LABC Update – Saturday, February 26, 2022
February 24, 2022
The stunned nations of the globe are trying to craft a meaningful response to Vladimir Putin’s use of the might of the Russian army to invade Ukraine. The challenge ever before the peaceful of the world is to how to restrain the bullies and abusers in our midst without becoming bullies or abusers ourselves. This is true at the personal, community, national and international level. This essay by Mitch Randall puts that challenge into historical perspective.

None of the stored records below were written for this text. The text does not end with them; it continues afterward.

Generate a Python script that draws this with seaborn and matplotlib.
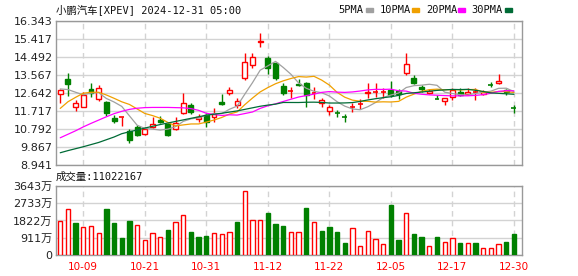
import matplotlib
matplotlib.use("Agg")
import numpy as np
import pandas as pd
import matplotlib.pyplot as plt
from matplotlib.patches import Rectangle
import seaborn as sns

# ---------------- data ----------------
dates = ["10-04", "10-07", "10-08", "10-09", "10-10", "10-11", "10-14", "10-15", "10-16", "10-17",
         "10-18", "10-21", "10-22", "10-23", "10-24", "10-25", "10-28", "10-29", "10-30", "10-31",
         "11-01", "11-04", "11-05", "11-06", "11-07", "11-08", "11-11", "11-12", "11-13", "11-14",
         "11-15", "11-18", "11-19", "11-20", "11-21", "11-22", "11-25", "11-26", "11-27", "11-29",
         "12-02", "12-03", "12-04", "12-05", "12-06", "12-09", "12-10", "12-11", "12-12", "12-13",
         "12-16", "12-17", "12-18", "12-19", "12-20", "12-23", "12-24", "12-26", "12-27", "12-30"]

opens = [12.574, 13.361, 11.906, 11.937, 12.831, 12.317, 12.163, 11.356, 11.38, 10.703,
         10.908, 10.533, 10.878, 11.253, 11.047, 10.790, 11.597, 12.024, 11.32, 11.510,
         11.423, 12.163, 12.657, 12.024, 13.397, 14.081, 15.25, 14.425, 14.168, 13.001,
         12.74, 13.12, 13.17, 12.61, 12.112, 11.731, 11.61, 11.40, 11.89, 12.06,
         12.626, 12.665, 12.68, 12.795, 12.76, 13.654, 13.397, 12.965, 12.626, 12.335,
         12.23, 12.451, 12.708, 12.574, 12.70, 12.574, 13.065, 13.14, 12.795, 11.865]
closes = [12.795, 13.104, 12.112, 12.523, 12.657, 12.883, 11.628, 11.202, 11.40, 10.225,
          10.482, 10.790, 11.032, 11.150, 10.482, 11.114, 12.143, 11.68, 11.423, 11.166,
          11.546, 12.091, 12.795, 12.245, 14.22, 14.508, 15.30, 13.911, 13.397, 12.657,
          12.76, 13.07, 12.538, 12.626, 12.281, 11.937, 11.597, 11.392, 11.906, 12.075,
          12.708, 12.677, 12.69, 12.538, 12.59, 14.132, 13.14, 12.831, 12.76, 12.32,
          12.369, 12.795, 12.538, 12.677, 12.71, 12.708, 13.053, 13.274, 12.708, 11.855]
highs = [12.847, 13.685, 12.281, 12.708, 13.140, 13.053, 12.245, 11.510, 11.40, 10.790,
         10.996, 10.893, 11.423, 11.459, 11.083, 11.392, 12.626, 12.112, 11.561, 11.597,
         11.855, 12.59, 12.934, 12.369, 14.682, 14.682, 15.71, 14.559, 14.22, 13.14,
         12.965, 13.35, 13.222, 12.934, 12.369, 12.024, 11.767, 11.561, 12.112, 12.317,
         13.14, 13.14, 12.90, 13.274, 12.83, 14.713, 13.567, 13.053, 12.847, 12.538,
         12.369, 12.90, 12.883, 12.883, 12.883, 12.795, 13.222, 13.618, 12.83, 12.024]
lows = [12.143, 12.487, 11.731, 11.92, 12.451, 12.230, 11.459, 11.083, 10.960, 10.086,
        10.43, 10.482, 10.826, 11.083, 10.43, 10.739, 11.561, 11.561, 11.166, 10.91,
        11.166, 12.024, 12.538, 11.855, 13.31, 13.911, 15.02, 13.603, 13.31, 12.538,
        12.369, 12.98, 11.937, 12.317, 11.937, 11.51, 11.423, 11.166, 11.68, 11.803,
        12.369, 12.451, 12.38, 12.451, 12.317, 13.567, 13.104, 12.708, 12.59, 12.31,
        12.024, 12.28, 12.487, 12.538, 12.281, 12.538, 12.934, 13.104, 12.538, 11.597]

ma5 = [12.85, 12.82, 12.68, 12.55, 12.638, 12.656, 12.361, 12.179, 11.954, 11.468,
       10.987, 10.820, 10.786, 10.736, 10.787, 10.914, 11.184, 11.314, 11.368, 11.505,
       11.592, 11.581, 11.804, 11.969, 12.579, 13.172, 13.814, 14.037, 14.267, 13.955,
       13.605, 13.159, 12.884, 12.730, 12.655, 12.490, 12.196, 11.967, 11.823, 11.781,
       11.936, 12.152, 12.411, 12.538, 12.641, 12.925, 13.018, 13.046, 13.091, 13.037,
       12.684, 12.615, 12.556, 12.540, 12.616, 12.684, 12.735, 12.882, 12.889, 12.720]
ma10 = [11.85, 12.19, 12.42, 12.63, 12.68, 12.68, 12.54, 12.37, 12.19, 12.053,
        11.822, 11.590, 11.482, 11.345, 11.127, 10.951, 11.002, 11.050, 11.052, 11.146,
        11.253, 11.383, 11.559, 11.669, 12.042, 12.382, 12.697, 12.921, 13.118, 13.267,
        13.388, 13.486, 13.461, 13.499, 13.305, 13.048, 12.677, 12.426, 12.276, 12.218,
        12.213, 12.174, 12.189, 12.180, 12.211, 12.431, 12.585, 12.729, 12.814, 12.839,
        12.805, 12.817, 12.801, 12.815, 12.826, 12.684, 12.675, 12.719, 12.714, 12.668]
ma20 = [10.34, 10.52, 10.70, 10.90, 11.08, 11.25, 11.42, 11.58, 11.70, 11.80,
        11.86, 11.89, 11.90, 11.90, 11.90, 11.89, 11.88, 11.84, 11.75, 11.600,
        11.537, 11.486, 11.521, 11.507, 11.585, 11.666, 11.850, 11.985, 12.085, 12.207,
        12.321, 12.435, 12.510, 12.584, 12.674, 12.715, 12.687, 12.673, 12.697, 12.743,
        12.801, 12.830, 12.825, 12.839, 12.758, 12.739, 12.631, 12.577, 12.545, 12.528,
        12.509, 12.495, 12.495, 12.498, 12.519, 12.557, 12.630, 12.724, 12.764, 12.753]
ma30 = [9.57, 9.68, 9.78, 9.88, 9.99, 10.10, 10.24, 10.38, 10.55, 10.65,
        10.74, 10.84, 10.93, 11.02, 11.10, 11.18, 11.26, 11.34, 11.42, 11.50,
        11.55, 11.60, 11.66, 11.72, 11.80, 11.88, 11.96, 12.02, 12.07, 12.155,
        12.154, 12.153, 12.167, 12.171, 12.158, 12.127, 12.126, 12.132, 12.149, 12.210,
        12.285, 12.348, 12.403, 12.449, 12.519, 12.620, 12.653, 12.692, 12.736, 12.775,
        12.802, 12.826, 12.817, 12.831, 12.781, 12.721, 12.646, 12.625, 12.602, 12.575]

volume = [1786, 2416, 1698, 1471, 1523, 1156, 2416, 1698, 893, 1786,
          1576, 788, 1156, 946, 1313, 1733, 2101, 1226, 946, 998,
          1156, 1103, 1208, 1751, 3362, 1839, 1839, 2224, 1646, 1523,
          1208, 1208, 2469, 1733, 1261, 1471, 1208, 630, 1401, 473,
          1243, 840, 578, 2627, 788, 2206, 1103, 946, 455, 946,
          683, 876, 630, 630, 630, 350, 350, 560, 683, 1103]
vol_up = [1, 1, 0, 1, 1, 1, 0, 0, 0, 0,
          1, 1, 1, 1, 0, 1, 1, 0, 0, 0,
          1, 1, 1, 0, 1, 1, 1, 0, 0, 0,
          1, 1, 0, 1, 0, 0, 0, 0, 1, 1,
          1, 1, 1, 0, 0, 1, 0, 0, 1, 0,
          1, 1, 0, 1, 0, 1, 1, 1, 0, 0]

price_ticks = ["8.941", "9.867", "10.792", "11.717", "12.642", "13.567", "14.492", "15.417", "16.343"]
vol_ticks = [0, 911, 1822, 2733, 3643]
vol_tick_labels = ["0", "911万", "1822万", "2733万", "3643万"]
label_dates = ["10-09", "10-21", "10-31", "11-12", "11-22", "12-05", "12-17", "12-30"]
ma_names = ["5PMA", "10PMA", "20PMA", "30PMA"]
title = "小鹏汽车[XPEV] 2024-12-31 05:00"
vol_title = "成交量:11022167"

# ---------------- style ----------------
sns.set_style("white")
plt.rcParams["font.family"] = ["DejaVu Sans", "Noto Sans CJK SC"]
MONO = ["DejaVu Sans Mono", "Noto Sans CJK SC"]

RED = "#ff0000"
GREEN = "#008000"
ma_colors = ["#a0a0a0", "#f0a000", "#ff00ff", "#006b36"]
GRID = "#d3d3d3"
SPINE = "#999999"

W, H = 578, 276
fig = plt.figure(figsize=(W / 100, H / 100), dpi=100)
ax = fig.add_axes([56 / W, 1 - 165 / H, 466 / W, 144 / H])
axv = fig.add_axes([56 / W, 1 - 255 / H, 466 / W, 69 / H])

df = pd.DataFrame({"date": dates, "open": opens, "close": closes, "high": highs, "low": lows,
                   "ma5": ma5, "ma10": ma10, "ma20": ma20, "ma30": ma30,
                   "volume": volume, "vol_up": vol_up})
df["i"] = np.arange(len(df))

ymin = float(price_ticks[0])
ymax = float(price_ticks[-1])
yt = np.linspace(ymin, ymax, len(price_ticks))
label_idx = [dates.index(d) for d in label_dates]

for a in (ax, axv):
    for s in a.spines.values():
        s.set_color(SPINE)
        s.set_linewidth(1.0)
    for xi in label_idx:
        a.axvline(xi, color=GRID, lw=1.0, ls=(0, (4, 3)), zorder=0)
    a.tick_params(length=0, labelsize=8, colors="#222222")

ax.set_ylim(ymin, ymax)
ax.set_yticks(yt)
ax.set_yticklabels(price_ticks)
ax.tick_params(axis="y", pad=2.5)
ax.set_xticks([])
for v in yt:
    ax.axhline(v, color=GRID, lw=1.0, zorder=0)

# candles
bw = 0.64
for r in df.itertuples():
    up = r.close >= r.open
    c = RED if up else GREEN
    ax.vlines(r.i, r.low, r.high, color=c, lw=1.0, zorder=2)
    if abs(r.close - r.open) < 0.03:
        ax.hlines(r.close, r.i - bw / 2, r.i + bw / 2, color=c, lw=1.2, zorder=3)
    else:
        lo, hi = min(r.open, r.close), max(r.open, r.close)
        ax.bar(r.i, hi - lo, bottom=lo, width=bw, facecolor="white" if up else GREEN,
               edgecolor=c, linewidth=1.0, zorder=3)

# moving averages
for col, c in zip(["ma5", "ma10", "ma20", "ma30"], ma_colors):
    sns.lineplot(data=df, x="i", y=col, ax=ax, color=c, lw=0.9, zorder=4, legend=False)
ax.set_xlabel("")
ax.set_ylabel("")
ax.set_xlim(-0.55, len(df) + 0.05)

# volume
axv.set_ylim(0, vol_ticks[-1])
axv.set_yticks(vol_ticks)
axv.set_yticklabels(vol_tick_labels)
axv.tick_params(axis="y", pad=2.5)
for v in vol_ticks:
    axv.axhline(v, color=GRID, lw=1.0, zorder=0)
vw = 0.56
for r in df.itertuples():
    if r.vol_up:
        axv.bar(r.i, r.volume, width=vw, facecolor="white", edgecolor=RED, linewidth=1.0, zorder=3)
    else:
        axv.bar(r.i, r.volume, width=vw, facecolor=GREEN, edgecolor=GREEN, linewidth=1.0, zorder=3)
axv.set_xticks(label_idx)
axv.set_xticklabels(label_dates, fontsize=7.5)
axv.tick_params(axis="x", colors=RED, pad=5)
axv.set_xlim(-0.55, len(df) + 0.05)

# texts
fig.text(56 / W, 1 - 10 / H, title, fontsize=7.5, va="center", ha="left",
         family=MONO, color="#111111")
fig.text(56 / W, 1 - 177 / H, vol_title, fontsize=7.5, va="center", ha="left",
         family=MONO, color="#111111")

leg_text_x = [338, 380, 426, 471]
leg_mark_x = [366, 412, 458, 505]
for name, c, tx, mx in zip(ma_names, ma_colors, leg_text_x, leg_mark_x):
    fig.text(tx / W, 1 - 10 / H, name, fontsize=7.5, va="center", ha="left",
             family=MONO, color="#111111")
    fig.patches.append(Rectangle((mx / W, 1 - 11.5 / H), 7 / W, 3 / H,
                                 transform=fig.transFigure, color=c, figure=fig))

fig.savefig("out.png", dpi=100)
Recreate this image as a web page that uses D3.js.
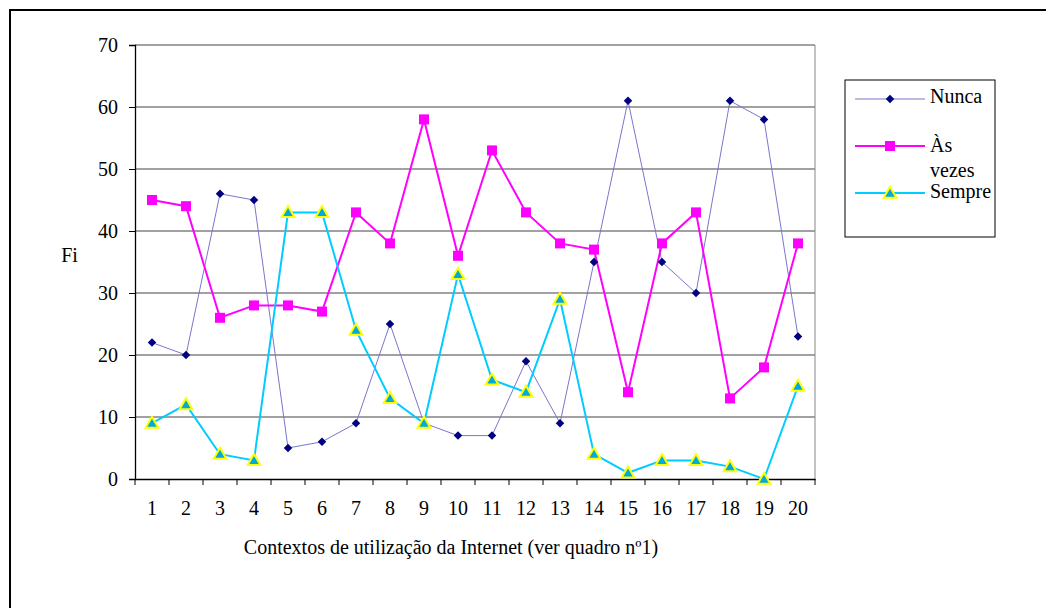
<!DOCTYPE html>
<html><head><meta charset="utf-8">
<script src="https://cdn.jsdelivr.net/npm/d3@7"></script>
<style>body{margin:0;background:#fff}svg{display:block}svg text{font-family:'Liberation Serif','Times New Roman','DejaVu Serif',serif !important;fill:#000;font-size:20px}</style>
</head><body><svg id="c" width="1046" height="608"></svg>
<script>
const categories = ["1","2","3","4","5","6","7","8","9","10","11","12","13","14","15","16","17","18","19","20"];
const nunca = [22,20,46,45,5,6,9,25,9,7,7,19,9,35,61,35,30,61,58,23];
const asVezes = [45,44,26,28,28,27,43,38,58,36,53,43,38,37,14,38,43,13,18,38];
const sempre = [9,12,4,3,43,43,24,13,9,33,16,14,29,4,1,3,3,2,0,15];
const yTicks = [0,10,20,30,40,50,60,70];
const seriesNames = ["Nunca","Às vezes","Sempre"];

const svg = d3.select("#c");
svg.append("rect").attr("x",10).attr("y",10).attr("width",1100).attr("height",700)
  .attr("fill","none").attr("stroke","#000").attr("stroke-width",2);

const L=135,R=815,T=45,B=479;
const x = d3.scaleBand().domain(categories).range([L,R]);
const y = d3.scaleLinear().domain([0,70]).range([B,T]);

svg.append("g").selectAll("line").data(yTicks.filter(d=>d>0)).join("line")
  .attr("x1",L).attr("x2",R).attr("y1",d=>y(d)).attr("y2",d=>y(d))
  .attr("stroke","#444").attr("stroke-width",1.2);
svg.append("line").attr("x1",R).attr("x2",R).attr("y1",T).attr("y2",B).attr("stroke","#888").attr("stroke-width",1);

const ya = svg.append("g").attr("transform",`translate(${L},0)`)
  .call(d3.axisLeft(y).tickValues(yTicks).tickSize(6).tickPadding(11));
ya.attr("font-family",null).attr("font-size",null);
ya.select(".domain").attr("stroke","#000").attr("stroke-width",1.3);
ya.selectAll(".tick line").attr("stroke","#000");

const xa = svg.append("g").attr("transform",`translate(0,${B})`)
  .call(d3.axisBottom(x).tickSize(0).tickPadding(22));
xa.attr("font-family",null).attr("font-size",null);
xa.select(".domain").attr("stroke","#000").attr("stroke-width",1.3);
const bounds = categories.map(c=>x(c)).concat([R]);
svg.append("g").selectAll("line").data(bounds).join("line")
  .attr("x1",d=>d).attr("x2",d=>d).attr("y1",B).attr("y2",B+6).attr("stroke","#000");

svg.append("text").attr("x",69.5).attr("y",262).attr("text-anchor","middle").text("Fi");
svg.append("text").attr("x",451).attr("y",554).attr("text-anchor","middle").text("Contextos de utilização da Internet (ver quadro nº1)");

const cx = c => x(c)+x.bandwidth()/2;
const line = d3.line().x((d,i)=>cx(categories[i])).y(d=>y(d));

svg.append("path").datum(nunca).attr("d",line).attr("fill","none").attr("stroke","#7777cc").attr("stroke-width",1);
svg.append("path").datum(asVezes).attr("d",line).attr("fill","none").attr("stroke","#ff00ff").attr("stroke-width",2);
svg.append("path").datum(sempre).attr("d",line).attr("fill","none").attr("stroke","#00ccff").attr("stroke-width",2);

const tri = d3.symbol().type(d3.symbolTriangle).size(70);
const dia = d3.symbol().type(d3.symbolSquare).size(36);

svg.append("g").selectAll("path").data(nunca).join("path")
  .attr("transform",(d,i)=>`translate(${cx(categories[i])},${y(d)}) rotate(45)`)
  .attr("d",dia).attr("fill","#000080");
svg.append("g").selectAll("rect").data(asVezes).join("rect")
  .attr("x",(d,i)=>cx(categories[i])-5).attr("y",d=>y(d)-5).attr("width",10).attr("height",10).attr("fill","#ff00ff");
svg.append("g").selectAll("path").data(sempre).join("path")
  .attr("transform",(d,i)=>`translate(${cx(categories[i])},${y(d)+1})`)
  .attr("d",tri).attr("fill","#00aadd").attr("stroke","#ffff00").attr("stroke-width",2);

svg.append("rect").attr("x",845).attr("y",80).attr("width",150).attr("height",157).attr("fill","#fff").attr("stroke","#000").attr("stroke-width",1);
const ly=[99,146,193];
const lg = svg.append("g");
lg.append("line").attr("x1",855).attr("x2",925).attr("y1",ly[0]).attr("y2",ly[0]).attr("stroke","#7777cc").attr("stroke-width",1);
lg.append("path").attr("transform",`translate(890,${ly[0]}) rotate(45)`).attr("d",dia).attr("fill","#000080");
lg.append("line").attr("x1",855).attr("x2",925).attr("y1",ly[1]).attr("y2",ly[1]).attr("stroke","#ff00ff").attr("stroke-width",2);
lg.append("rect").attr("x",885).attr("y",ly[1]-5).attr("width",10).attr("height",10).attr("fill","#ff00ff");
lg.append("line").attr("x1",855).attr("x2",925).attr("y1",ly[2]).attr("y2",ly[2]).attr("stroke","#00ccff").attr("stroke-width",2);
lg.append("path").attr("transform",`translate(890,${ly[2]+1})`).attr("d",tri).attr("fill","#00aadd").attr("stroke","#ffff00").attr("stroke-width",2);
lg.append("text").attr("x",930).attr("y",103).text(seriesNames[0]);
const t2 = lg.append("text").attr("x",930).attr("y",152);
t2.append("tspan").attr("x",930).text(seriesNames[1].split(" ")[0]);
t2.append("tspan").attr("x",930).attr("dy",25).text(seriesNames[1].split(" ")[1]);
lg.append("text").attr("x",930).attr("y",198).text(seriesNames[2]);
</script></body></html>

From Dr. Monica Eppinger – In interviews with local media, I’m stressing two actions for people to take. 1) Contact your Senators and Congressmen to support the strongest possible sanctions against Russia in response to this invasion. The number for Congress is (202) 224-3121. 2) Contact the White House to safeguard Ukrainian colleagues who now work, and have in the past worked, for the U.S. Embassy in Kyiv. We do not need a too little/too late “evacuation of Kabul, part II.” The number is (202) 456-1111. Ask the White House to implement actions to take measures to protect the personal safety of our Ukrainian colleagues who work in U.S. Embassy Kyiv. (In diplomatic jargon, they are referred to as FSNs.)
In other important news, below are excerpts from a statement by the NAACP regarding President Biden’s nomination of Judge Ketanji Brown Jackson to the Supreme Court.
“The NAACP applauds President Biden’s nomination of Judge Ketanji Brown Jackson to the Supreme Court. This is a historic moment for our nation and our community in particular. President Biden has met this moment with an extraordinarily qualified nominee, who has stellar credentials and an impeccable background,” said Derrick Johnson, NAACP president and CEO.
This is tremendously exciting news. We have been calling for this at the NAACP. We need Black women at every level of the judiciary, and especially on the highest court of the land. Beginning with Judge Jane Bolin and Judge Constance Baker Motley, Black women have been highly qualified and exceptional judges — and as such, they have been valuable members of the judicial system and they made incredibly unique contributions.
Since 1789, 115 justices have served on the Supreme Court of the United States, and not one has been a Black woman. The Court decides critical cases impacting the lives of all Americans, ranging from voting rights, economic justice, equal educational opportunity, reproductive rights, environmental justice, consumer rights, and criminal justice. Representation of a Black woman on the highest court of the land is long overdue. Her presence and voice on the Court will undoubtedly enrich its perspective and improve its decision-making.
Prayers for today. I look forward to connecting with you tomorrow.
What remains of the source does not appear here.